1128-01.jpg 私は、神戸生まれ、神戸育ちですが、たまに旅に出ると、農村風景が、心のふるさとに思えるのです。

 日本が、弥生時代以来、定住型農耕社会となり、農耕の拠点が、「村」という集落であったことは、日本の社会の在り方を、「村社会」という原型に形成しました。ところで、今日、「ムラ社会」という言葉が、旧態然たる組織を批判する場合にしばしば用いられます。出る杭は打たれ、足を引っ張り合い、物言えば唇寒し、で、横並び、寄らば大樹の陰、無理が通れば道理が引っ込む。閉鎖性、付和雷同、権威主義、自浄能力欠如。組織の悪しき風潮は、ある部分、「村社会」である日本の歴史的因果でもあります。

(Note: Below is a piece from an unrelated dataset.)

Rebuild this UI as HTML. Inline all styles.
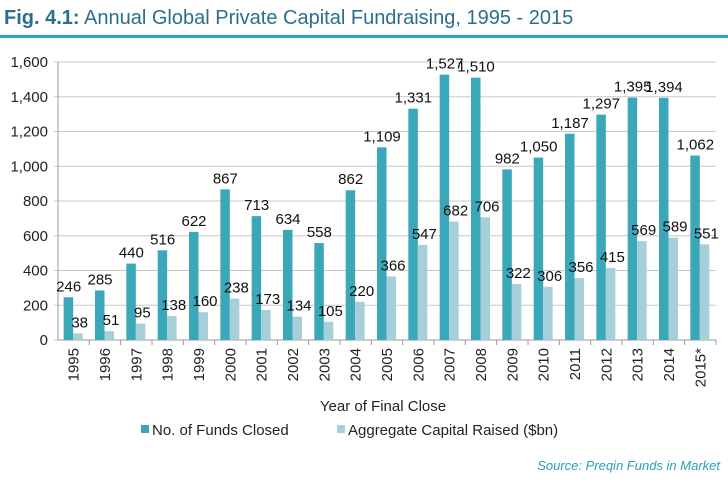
<!DOCTYPE html>
<html><head><meta charset="utf-8"><style>
body{margin:0;background:#fff;font-family:"Liberation Sans",sans-serif;}
svg text{font-family:"Liberation Sans",sans-serif;}
</style></head><body>
<svg id="c" width="728" height="480" xmlns="http://www.w3.org/2000/svg">
<text x="4" y="24" font-size="20" fill="#2b6f8c"><tspan font-weight="bold">Fig. 4.1:</tspan> Annual Global Private Capital Fundraising, 1995 - 2015</text>
<rect x="0" y="35" width="728" height="3" fill="#29a8c2"/>
<g id="plot"></g>
<text x="383" y="411" font-size="15" text-anchor="middle" fill="#222">Year of Final Close</text>
<g>
<rect x="141" y="425" width="8" height="8" fill="#3aa8b9"/>
<text x="152" y="435" font-size="15" fill="#222">No. of Funds Closed</text>
<rect x="337" y="425" width="8" height="8" fill="#a6cfd9"/>
<text x="348" y="435" font-size="15" fill="#222">Aggregate Capital Raised ($bn)</text>
</g>
<text x="720" y="470" font-size="13" font-style="italic" text-anchor="end" fill="#2aa0b8">Source: Preqin Funds in Market</text>
</svg>
<script>
const categories=["1995","1996","1997","1998","1999","2000","2001","2002","2003","2004","2005","2006","2007","2008","2009","2010","2011","2012","2013","2014","2015*"];
const funds=[246,285,440,516,622,867,713,634,558,862,1109,1331,1527,1510,982,1050,1187,1297,1395,1394,1062];
const capital=[38,51,95,138,160,238,173,134,105,220,366,547,682,706,322,306,356,415,569,589,551];
const yTicks=[0,200,400,600,800,1000,1200,1400,1600];
const NS="http://www.w3.org/2000/svg";
const g=document.getElementById('plot');
const x0=58,x1=716,yTop=62,yBot=340,yMax=1600;
const cw=(x1-x0)/categories.length;
const y=v=>yBot-(v/yMax)*(yBot-yTop);
function mk(t,a){const e=document.createElementNS(NS,t);for(const k in a)e.setAttribute(k,a[k]);g.appendChild(e);return e;}
const fmt=v=>v.toLocaleString('en-US');
yTicks.forEach(t=>{
 const l=mk('line',{x1:x0-4,x2:x1,y1:y(t),y2:y(t),stroke:'#c8c8c8','stroke-width':1});
 
 
 const tx=mk('text',{x:x0-10,y:y(t)+5,'font-size':15,'text-anchor':'end',fill:'#222'});
 tx.textContent=fmt(t);
 
 
});
const ax=mk('line',{x1:x0,x2:x0,y1:yTop,y2:yBot,stroke:'#999'});


const xa=mk('line',{x1:x0,x2:x1,y1:yBot,y2:yBot,stroke:'#999'});


const bw=9.5;
categories.forEach((c,i)=>{
 const cx=x0+cw*i+cw/2;
 const tk=mk('line',{x1:x0+cw*(i+1),x2:x0+cw*(i+1),y1:yBot,y2:yBot+5,stroke:'#999'});
 
 
 const b1=mk('rect',{x:cx-bw-0.5,y:y(funds[i]),width:bw,height:yBot-y(funds[i]),fill:'#3aa8b9'});
 
 
 const b2=mk('rect',{x:cx-0.5,y:y(capital[i]),width:bw,height:yBot-y(capital[i]),fill:'#a6cfd9'});
 
 
 const l1=mk('text',{x:cx-5,y:y(funds[i])-6,'font-size':15,'text-anchor':'middle',fill:'#111'});
 l1.textContent=fmt(funds[i]);
 
 
 const l2=mk('text',{x:cx+6,y:y(capital[i])-6,'font-size':15,'text-anchor':'middle',fill:'#111'});
 l2.textContent=fmt(capital[i]);
 
 
 const xl=mk('text',{x:0,y:0,'font-size':15,'text-anchor':'end',fill:'#222',transform:`translate(${cx+5},${yBot+8}) rotate(-90)`});
 xl.textContent=c;
 
 
});
</script>
</body></html>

 日本人は、農耕集落を、「村」という漢字で表現しました。「村」は中国語の読み方である音読みでは、「ソン」です。「ソン」である「村」を日本人は、「むら」と読みました。訓読みです。私は、日本の社会、組織の陥りがちな弊害を目の当たりにすると、思わず、「ムラ社会」という言葉を思い浮かべてしまいます。その「ムラ」は、「村」であると同時に、「群」なのです。日本は、得てして「群社会」、すなわち、すぐに群れるのです。群れることが日本人の習い性になっている。もしかすると、「村」という漢字を、「ムラ」と読んだのは、「村」が「群」がる所だからではないか。

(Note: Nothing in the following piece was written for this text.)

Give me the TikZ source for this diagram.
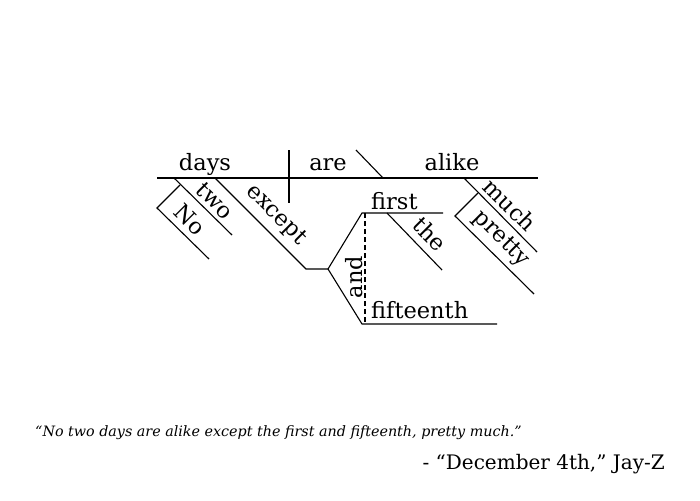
\documentclass[tikz,border=0pt]{standalone}
\usepackage{fontspec}
\setmainfont{DejaVu Serif}
\begin{document}
\begin{tikzpicture}[x=1pt,y=-1pt,
  ln/.style={line width=1.1pt, line cap=butt},
  wd/.style={font=\fontsize{22.5}{22.5}\selectfont, inner sep=0pt},
  rw/.style={wd, rotate=-45},
]
\useasboundingbox (0,0) rectangle (700,500);
% coordinates
\coordinate (bL) at (157,178);
\coordinate (bR) at (538,178);
\coordinate (vT) at (289,150);
\coordinate (vB) at (289,203);
\coordinate (sT) at (356,150);
\coordinate (sB) at (383,178);
\coordinate (twoA) at (174,178);
\coordinate (twoB) at (232,235);
\coordinate (noA) at (180,185);
\coordinate (noK) at (157,208);
\coordinate (noB) at (209,259);
\coordinate (exA) at (215,178);
\coordinate (exB) at (306,269);
\coordinate (fork) at (328,269);
\coordinate (fT) at (362,213);
\coordinate (fTR) at (443,213);
\coordinate (fB) at (362,324);
\coordinate (fBR) at (497,324);
\coordinate (dT) at (365,213);
\coordinate (dB) at (365,324);
\coordinate (theA) at (387,213);
\coordinate (theB) at (442,270);
\coordinate (muA) at (464,178);
\coordinate (muB) at (537,252);
\coordinate (prA) at (478,193);
\coordinate (prK) at (455,216);
\coordinate (prB) at (534,294);
% lines
\draw[ln] (bL) -- (bR);
\draw[ln] (vT) -- (vB);
\draw[ln] (sT) -- (sB);
\draw[ln] (twoA) -- (twoB);
\draw[ln] (noA) -- (noK) -- (noB);
\draw[ln] (exA) -- (exB) -- (fork);
\draw[ln] (fTR) -- (fT) -- (fork) -- (fB) -- (fBR);
\draw[ln, dash pattern=on 5pt off 3pt] (dT) -- (dB);
\draw[ln] (theA) -- (theB);
\draw[ln] (muA) -- (muB);
\draw[ln] (prA) -- (prK) -- (prB);
% words
\node[wd, anchor=base] (days) at (205,170) {days};
\node[wd, anchor=base] (are) at (328,170) {are};
\node[wd, anchor=base] (alike) at (452,170) {alike};
\node[wd, anchor=base west] (first) at (371,209) {first};
\node[wd, anchor=base west] (fifteenth) at (371,318) {fifteenth};
\node[rw] (two) at (215,201) {two};
\node[rw] (No) at (190,220) {No};
\node[rw] (except) at (276,215) {except};
\node[rw] (the) at (430,234) {the};
\node[rw] (much) at (510,205) {much};
\node[rw] (pretty) at (501,239) {pretty};
\node[wd, rotate=90] (and) at (354,277) {and};
% quote
\node[anchor=base west, inner sep=0pt, font=\itshape\fontsize{14.3}{14.3}\selectfont] (quote) at (35,436) {“No two days are alike except the first and fifteenth, pretty much.”};
\node[anchor=base east, inner sep=0pt, font=\fontsize{20}{20}\selectfont] (attr) at (665,469) {- “December 4th,” Jay-Z};
\end{tikzpicture}
\end{document}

 「群社会」に起こりがちなのは群集心理です。冗談のようですが本当なのは、ある日、突然、バナナが売り場から消える。納豆の時もあったし、落花生の時もあった。最近は、トマトだそうですが。バナナや納豆や落花生やトマトでは、それほど実害は無いかもしれないけれど、しかし、母は晩年、バナナが一番の好物だったのに、バナナが買えなくなったのには困りました。しかし、まさに国家の存亡に、個人の生殺に係わることが、群集心理で左右されるとしたら、これは冗談ではすみません。